- [EXERCISE REQUIREMENTS]:
Return only the lines from the top of the data down to the one that holds "Backend moduláris architektúra</text>", both included, without any pictures.

- [INFORMATION PROVIDED]:
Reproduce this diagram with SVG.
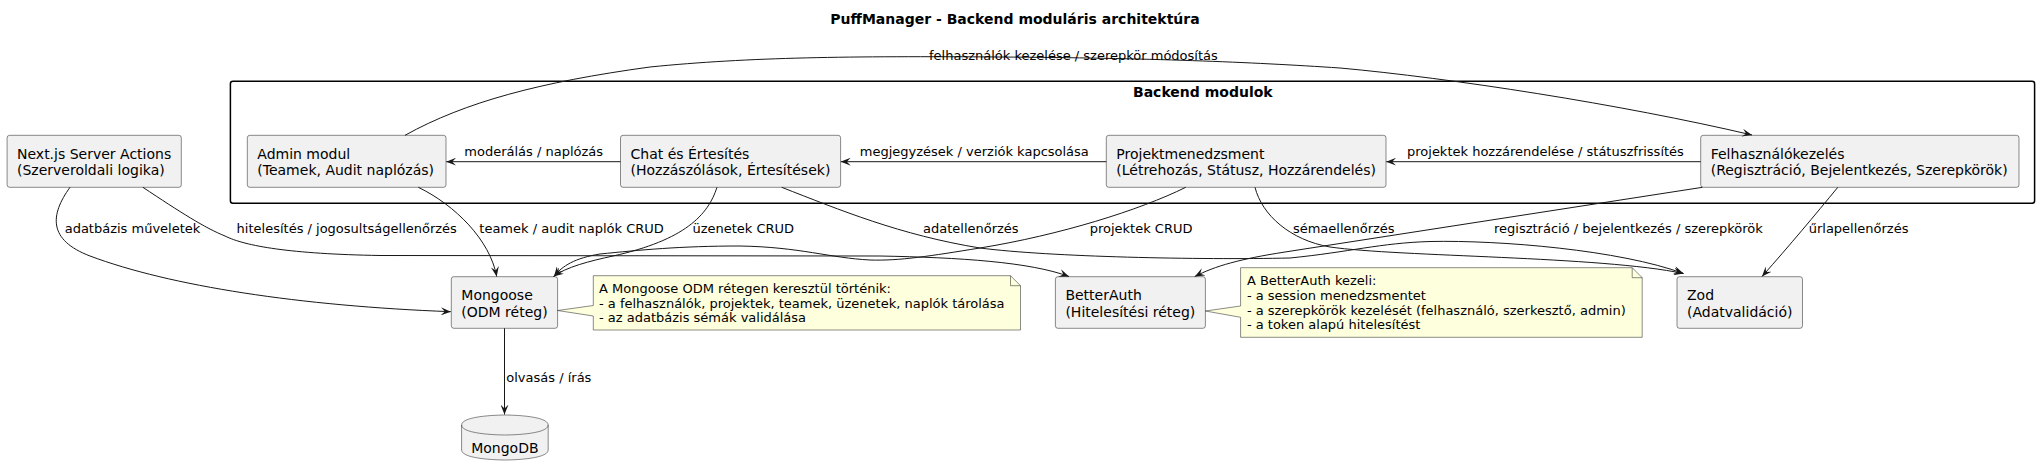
<svg xmlns="http://www.w3.org/2000/svg" width="2041" height="476" viewBox="0 0 2041 476">
<style>
text{font-family:"DejaVu Sans","Liberation Sans",sans-serif;fill:#000}
.t{font-size:14px;font-weight:bold}
.n{font-size:14px}
.l{font-size:13px}
.box{fill:#F1F1F1;stroke:#181818;stroke-width:0.5}
.note{fill:#FEFFDD;stroke:#181818;stroke-width:0.5}
.pkg{fill:none;stroke:#000;stroke-width:1.5}
.e{fill:none;stroke:#181818;stroke-width:1;marker-end:url(#ah)}
</style>
<defs>
<marker id="ah" viewBox="0 0 10 8" refX="10" refY="4" markerWidth="10" markerHeight="8" markerUnits="userSpaceOnUse" orient="auto">
<path d="M0,0 L10,4 L0,8 L4,4 Z" fill="#181818"/>
</marker>
</defs>
<rect width="2041" height="476" fill="#fff"/>
<text class="t" x="1015" y="23.5" text-anchor="middle">PuffManager - Backend moduláris architektúra</text>

<g id="pkg-backend">
<rect class="pkg" x="230.4" y="81.3" width="1804.2" height="122" rx="2.5"/>
<text class="t" x="1133" y="97">Backend modulok</text>
</g>

<g id="nextjs">
<rect class="box" x="7.1" y="135.3" width="174.2" height="52" rx="2.5"/>
<text class="n" x="17" y="158.5">Next.js Server Actions</text>
<text class="n" x="17" y="175">(Szerveroldali logika)</text>
</g>
<g id="admin">
<rect class="box" x="247.3" y="135.3" width="198.7" height="52" rx="2.5"/>
<text class="n" x="257.3" y="158.5">Admin modul</text>
<text class="n" x="257.3" y="175">(Teamek, Audit naplózás)</text>
</g>
<g id="chat">
<rect class="box" x="620.5" y="135.3" width="220.1" height="52" rx="2.5"/>
<text class="n" x="630.5" y="158.5">Chat és Értesítés</text>
<text class="n" x="630.5" y="175">(Hozzászólások, Értesítések)</text>
</g>
<g id="projekt">
<rect class="box" x="1106.3" y="135.3" width="279.7" height="52" rx="2.5"/>
<text class="n" x="1116.3" y="158.5">Projektmenedzsment</text>
<text class="n" x="1116.3" y="175">(Létrehozás, Státusz, Hozzárendelés)</text>
</g>
<g id="felh">
<rect class="box" x="1700.7" y="135.3" width="318.3" height="52" rx="2.5"/>
<text class="n" x="1710.7" y="158.5">Felhasználókezelés</text>
<text class="n" x="1710.7" y="175">(Regisztráció, Bejelentkezés, Szerepkörök)</text>
</g>
<g id="mongoose">
<rect class="box" x="451.3" y="276.7" width="106.3" height="51.6" rx="2.5"/>
<text class="n" x="461.3" y="300">Mongoose</text>
<text class="n" x="461.3" y="316.5">(ODM réteg)</text>
</g>
<g id="betterauth">
<rect class="box" x="1055.4" y="276.7" width="150" height="51.6" rx="2.5"/>
<text class="n" x="1065.4" y="300">BetterAuth</text>
<text class="n" x="1065.4" y="316.5">(Hitelesítési réteg)</text>
</g>
<g id="zod">
<rect class="box" x="1677" y="276.7" width="125.5" height="51.6" rx="2.5"/>
<text class="n" x="1687" y="300">Zod</text>
<text class="n" x="1687" y="316.5">(Adatvalidáció)</text>
</g>
<g id="mongodb">
<path class="box" d="M461.6,425 C461.6,415 505,415 505,415 C505,415 548.2,415 548.2,425 L548.2,450 C548.2,460 505,460 505,460 C505,460 461.6,460 461.6,450 Z"/>
<path d="M461.6,425 C461.6,435 505,435 505,435 C505,435 548.2,435 548.2,425" fill="none" stroke="#181818" stroke-width="0.5"/>
<text class="n" x="504.9" y="452.5" text-anchor="middle">MongoDB</text>
</g>

<g id="note-mongoose">
<path class="note" d="M593.3,275.7 L1010.5,275.7 L1020.5,285.7 L1020.5,330 L593.3,330 L593.3,316 L557.6,310.5 L593.3,305.5 Z"/>
<path d="M1010.5,275.7 L1010.5,285.7 L1020.5,285.7" fill="none" stroke="#181818" stroke-width="0.5"/>
<text class="l" x="599" y="292.5">A Mongoose ODM rétegen keresztül történik:</text>
<text class="l" x="599" y="307.5">- a felhasználók, projektek, teamek, üzenetek, naplók tárolása</text>
<text class="l" x="599" y="322.3">- az adatbázis sémák validálása</text>
</g>
<g id="note-betterauth">
<path class="note" d="M1240.6,267.7 L1632.2,267.7 L1642.2,277.7 L1642.2,337.3 L1240.6,337.3 L1240.6,317.3 L1205.4,311 L1240.6,306 Z"/>
<path d="M1632.2,267.7 L1632.2,277.7 L1642.2,277.7" fill="none" stroke="#181818" stroke-width="0.5"/>
<text class="l" x="1246.9" y="285">A BetterAuth kezeli:</text>
<text class="l" x="1246.9" y="299.8">- a session menedzsmentet</text>
<text class="l" x="1246.9" y="314.6">- a szerepkörök kezelését (felhasználó, szerkesztő, admin)</text>
<text class="l" x="1246.9" y="329.4">- a token alapú hitelesítést</text>
</g>

<g id="connectors">
<path class="e" d="M405,135.3 C465,102 540,82 650,67 C750,57 850,56 1000,57 C1150,58 1250,62 1340,68 C1450,78 1620,104 1752,135"/>
<path class="e" d="M620.5,161.7 L446.2,161.7"/>
<path class="e" d="M1106.3,161.7 L840.8,161.7"/>
<path class="e" d="M1700.7,161.7 L1386.2,161.7"/>
<path class="e" d="M70,187.3 C50,215 48,240 90,256 C170,286 300,306 450.8,311.7"/>
<path class="e" d="M142.9,187.3 C180,212 205,228 225,236 C245,246 290,254 380,255.5 L880,256 C960,257.5 1030,262 1069,276.5"/>
<path class="e" d="M418.3,187.3 C455,205 490,240 496.7,276.5"/>
<path class="e" d="M717,187.3 C708,215 685,240 613,256 C590,261 566,267 553.5,276.5"/>
<path class="e" d="M1185.7,187.3 C1140,210 1060,235 980,248 C930,256 900,261 870,260 C830,258 800,247 740,246 C680,246 640,250 600,254 C575,258 562,266 554,276.5"/>
<path class="e" d="M781.7,187.3 C840,210 900,235 980,248 C1050,257 1200,260 1290,258 C1350,252 1380,243 1430,241.5 C1500,240 1620,250 1683.5,273.5"/>
<path class="e" d="M1255,187.3 C1262,215 1290,240 1330,247 C1400,257 1600,256 1683.5,273.5"/>
<path class="e" d="M1702.5,187.3 L1285,252 C1240,259 1215,266 1194.8,276.5"/>
<path class="e" d="M1837.8,187.3 C1815,215 1790,245 1762,276.5"/>
<path class="e" d="M504.5,328.3 L504.5,414.5"/>
</g>

<g id="edge-labels">
<text class="l" x="929" y="60">felhasználók kezelése / szerepkör módosítás</text>
<text class="l" x="464.3" y="155.5">moderálás / naplózás</text>
<text class="l" x="859.8" y="155.5">megjegyzések / verziók kapcsolása</text>
<text class="l" x="1407" y="155.5">projektek hozzárendelése / státuszfrissítés</text>
<text class="l" x="64.7" y="233">adatbázis műveletek</text>
<text class="l" x="236.6" y="233">hitelesítés / jogosultságellenőrzés</text>
<text class="l" x="479.3" y="233">teamek / audit naplók CRUD</text>
<text class="l" x="692.4" y="233">üzenetek CRUD</text>
<text class="l" x="923" y="233">adatellenőrzés</text>
<text class="l" x="1089.7" y="233">projektek CRUD</text>
<text class="l" x="1292.9" y="233">sémaellenőrzés</text>
<text class="l" x="1494" y="233">regisztráció / bejelentkezés / szerepkörök</text>
<text class="l" x="1808.7" y="233">űrlapellenőrzés</text>
<text class="l" x="506.3" y="382">olvasás / írás</text>
</g>
</svg>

- [ANSWER FOR THE TASK]:
Reproduce this diagram with SVG.
<svg xmlns="http://www.w3.org/2000/svg" width="2041" height="476" viewBox="0 0 2041 476">
<style>
text{font-family:"DejaVu Sans","Liberation Sans",sans-serif;fill:#000}
.t{font-size:14px;font-weight:bold}
.n{font-size:14px}
.l{font-size:13px}
.box{fill:#F1F1F1;stroke:#181818;stroke-width:0.5}
.note{fill:#FEFFDD;stroke:#181818;stroke-width:0.5}
.pkg{fill:none;stroke:#000;stroke-width:1.5}
.e{fill:none;stroke:#181818;stroke-width:1;marker-end:url(#ah)}
</style>
<defs>
<marker id="ah" viewBox="0 0 10 8" refX="10" refY="4" markerWidth="10" markerHeight="8" markerUnits="userSpaceOnUse" orient="auto">
<path d="M0,0 L10,4 L0,8 L4,4 Z" fill="#181818"/>
</marker>
</defs>
<rect width="2041" height="476" fill="#fff"/>
<text class="t" x="1015" y="23.5" text-anchor="middle">PuffManager - Backend moduláris architektúra</text>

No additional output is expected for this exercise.